Link Triage Pipeline

The Challenge

My “Read Later” queue was a graveyard of 5,000+ urls. I needed a way to not just archive links, but to extract value from them without human intervention.

The Solution

I built a semi-autonomous pipeline that acts as a dedicated research assistant. It doesn’t just summariz; it triages based on my specific taxonomy.

The 5-Phase Pipeline

Fetch: Pulls new bookmarks from Raindrop.io via API.
Extract: Uses Jina and Trafilatura to get clean, readable text (no ads/nav).
Classify: Sends content to Claude 3.5 Sonnet with a specific prompt: “Is this a Tool, a Tutorial, or Strategy? tag it against my personal taxonomy.”
Route: Updates the Raindrop bookmark with the new tags and an AI-generated note.
Digest: Generates a weekly Markdown summary of “High Value” reads.

Key Engineering Decision: Semi-Autonomy

Instead of a fully autonomous loop that might burn API credits on junk loops, I implemented a “Human-in-the-Loop” Orchestrator.

The execute-plan CLI runs each phase but pauses for a “quality gate” check. I can run /execute-plan --start-phase 3 to resume work.

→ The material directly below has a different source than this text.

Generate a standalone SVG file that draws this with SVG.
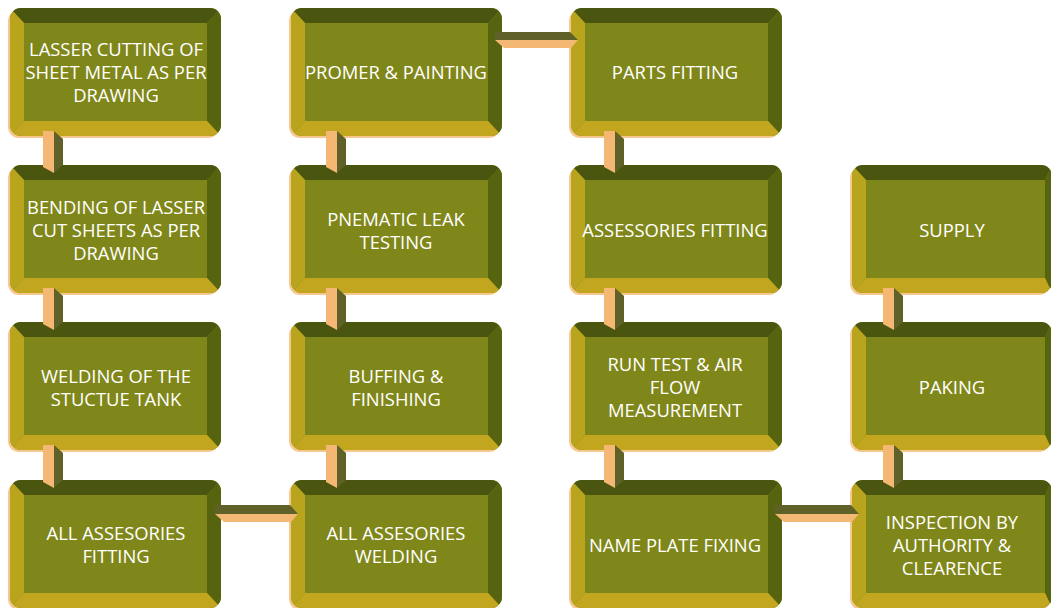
<svg xmlns="http://www.w3.org/2000/svg" xmlns:xlink="http://www.w3.org/1999/xlink" width="1051" height="608" viewBox="0 0 1051 608">
<defs>
<style>
.t{font-family:"Open Sans","Liberation Sans",Arial,sans-serif;font-size:18.4px;fill:#ffffff;text-anchor:middle}
.pe{fill:#f4b874}
.dk{fill:#5f6128}
</style>
<clipPath id="cp"><rect x="0" y="0" width="211" height="128" rx="11"/></clipPath>
<clipPath id="cp4"><rect x="0" y="0" width="200" height="128" rx="11"/></clipPath>
<g id="box">
<rect x="-2" y="2" width="211" height="128" rx="11" fill="#f6c890"/>
<g clip-path="url(#cp)">
<rect x="0" y="0" width="211" height="128" fill="#80871a"/>
<polygon points="0,0 211,0 197,15 14,15" fill="#4a560f"/>
<polygon points="211,0 211,128 197,113 197,15" fill="#56640f"/>
<polygon points="0,128 211,128 197,113 14,113" fill="#c3a61f"/>
<polygon points="0,0 14,15 14,113 0,128" fill="#b9a51d"/>
<rect x="14" y="15" width="183" height="98" fill="#80871a"/>
</g>
</g>
<g id="box4">
<rect x="-2" y="2" width="200" height="128" rx="11" fill="#f6c890"/>
<g clip-path="url(#cp4)">
<rect x="0" y="0" width="200" height="128" fill="#80871a"/>
<polygon points="0,0 200,0 193,15 14,15" fill="#4a560f"/>
<polygon points="200,0 200,128 193,113 193,15" fill="#56640f"/>
<polygon points="0,128 200,128 193,113 14,113" fill="#c3a61f"/>
<polygon points="0,0 14,15 14,113 0,128" fill="#b9a51d"/>
<rect x="14" y="15" width="179" height="98" fill="#80871a"/>
</g>
</g>
</defs>
<rect width="1051" height="608" fill="#ffffff"/>

<g id="n1"><use xlink:href="#box" x="10" y="8"/><text class="t"><tspan x="116" y="56">LASSER CUTTING OF</tspan><tspan x="116" y="79">SHEET METAL AS PER</tspan><tspan x="116" y="102">DRAWING</tspan></text></g>
<g id="n2"><use xlink:href="#box" x="10" y="165"/><text class="t"><tspan x="116" y="214">BENDING OF LASSER</tspan><tspan x="116" y="237">CUT SHEETS AS PER</tspan><tspan x="116" y="260">DRAWING</tspan></text></g>
<g id="n3"><use xlink:href="#box" x="10" y="322"/><text class="t"><tspan x="116" y="383">WELDING OF THE</tspan><tspan x="116" y="406">STUCTUE TANK</tspan></text></g>
<g id="n4"><use xlink:href="#box" x="10" y="480"/><text class="t"><tspan x="116" y="540">ALL ASSESORIES</tspan><tspan x="116" y="563">FITTING</tspan></text></g>

<g id="n5"><use xlink:href="#box" x="291" y="480"/><text class="t"><tspan x="396" y="540">ALL ASSESORIES</tspan><tspan x="396" y="563">WELDING</tspan></text></g>
<g id="n6"><use xlink:href="#box" x="291" y="322"/><text class="t"><tspan x="396" y="383">BUFFING &amp;</tspan><tspan x="396" y="406">FINISHING</tspan></text></g>
<g id="n7"><use xlink:href="#box" x="291" y="165"/><text class="t"><tspan x="396" y="226">PNEMATIC LEAK</tspan><tspan x="396" y="249">TESTING</tspan></text></g>
<g id="n8"><use xlink:href="#box" x="291" y="8"/><text class="t" x="396" y="79">PROMER &amp; PAINTING</text></g>

<g id="n9"><use xlink:href="#box" x="571" y="8"/><text class="t" x="675" y="79">PARTS FITTING</text></g>
<g id="n10"><use xlink:href="#box" x="571" y="165"/><text class="t" x="675" y="237">ASSESSORIES FITTING</text></g>
<g id="n11"><use xlink:href="#box" x="571" y="322"/><text class="t"><tspan x="675" y="371">RUN TEST &amp; AIR</tspan><tspan x="675" y="394">FLOW</tspan><tspan x="675" y="417">MEASUREMENT</tspan></text></g>
<g id="n12"><use xlink:href="#box" x="571" y="480"/><text class="t" x="675" y="552">NAME PLATE FIXING</text></g>

<g id="n13"><use xlink:href="#box4" x="852" y="480"/><text class="t"><tspan x="952" y="529">INSPECTION BY</tspan><tspan x="952" y="552">AUTHORITY &amp;</tspan><tspan x="952" y="575">CLEARENCE</tspan></text></g>
<g id="n14"><use xlink:href="#box4" x="852" y="322"/><text class="t" x="952" y="394">PAKING</text></g>
<g id="n15"><use xlink:href="#box4" x="852" y="165"/><text class="t" x="952" y="237">SUPPLY</text></g>

<g id="connectors">
<g transform="translate(43,0)">
<rect class="pe" x="0" y="131" width="11" height="36"/><polygon class="pe" points="0,167 11,167 11,173"/>
<polygon class="dk" points="11,131 20,139 20,165 11,173"/>
<rect class="pe" x="0" y="288" width="11" height="36"/><polygon class="pe" points="0,324 11,324 11,330"/>
<polygon class="dk" points="11,288 20,296 20,322 11,330"/>
<rect class="pe" x="0" y="445" width="11" height="37"/><polygon class="pe" points="0,482 11,482 11,488"/>
<polygon class="dk" points="11,445 20,453 20,480 11,488"/>
</g>
<g transform="translate(326,0)">
<rect class="pe" x="0" y="131" width="11" height="36"/><polygon class="pe" points="0,167 11,167 11,173"/>
<polygon class="dk" points="11,131 20,139 20,165 11,173"/>
<rect class="pe" x="0" y="288" width="11" height="36"/><polygon class="pe" points="0,324 11,324 11,330"/>
<polygon class="dk" points="11,288 20,296 20,322 11,330"/>
<rect class="pe" x="0" y="445" width="11" height="37"/><polygon class="pe" points="0,482 11,482 11,488"/>
<polygon class="dk" points="11,445 20,453 20,480 11,488"/>
</g>
<g transform="translate(604,0)">
<rect class="pe" x="0" y="131" width="11" height="36"/><polygon class="pe" points="0,167 11,167 11,173"/>
<polygon class="dk" points="11,131 20,139 20,165 11,173"/>
<rect class="pe" x="0" y="288" width="11" height="36"/><polygon class="pe" points="0,324 11,324 11,330"/>
<polygon class="dk" points="11,288 20,296 20,322 11,330"/>
<rect class="pe" x="0" y="445" width="11" height="37"/><polygon class="pe" points="0,482 11,482 11,488"/>
<polygon class="dk" points="11,445 20,453 20,480 11,488"/>
</g>
<g transform="translate(883,0)">
<rect class="pe" x="0" y="288" width="11" height="36"/><polygon class="pe" points="0,324 11,324 11,330"/>
<polygon class="dk" points="11,288 20,296 20,322 11,330"/>
<rect class="pe" x="0" y="445" width="11" height="37"/><polygon class="pe" points="0,482 11,482 11,488"/>
<polygon class="dk" points="11,445 20,453 20,480 11,488"/>
</g>
<polygon class="dk" points="215,505 290,505 298,514 215,514"/>
<polygon class="pe" points="215,514 298,514 291,522 224,522"/>
<polygon class="dk" points="495,32 570,32 578,40 495,40"/>
<polygon class="pe" points="495,40 578,40 571,48 504,48"/>
<polygon class="dk" points="775,505 851,505 859,514 775,514"/>
<polygon class="pe" points="775,514 859,514 852,522 784,522"/>
</g>
</svg>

It balances automation speed with human architectural oversight.

Impact

Zero Backlog: Inbox processes automatically.
High Signal: I only read what the AI has pre-qualified as relevant to my current projects.
Knowledge Graph: My bookmark collection is now a structured, tagged datasets ready for RAG (Retrieval Augmented Generation).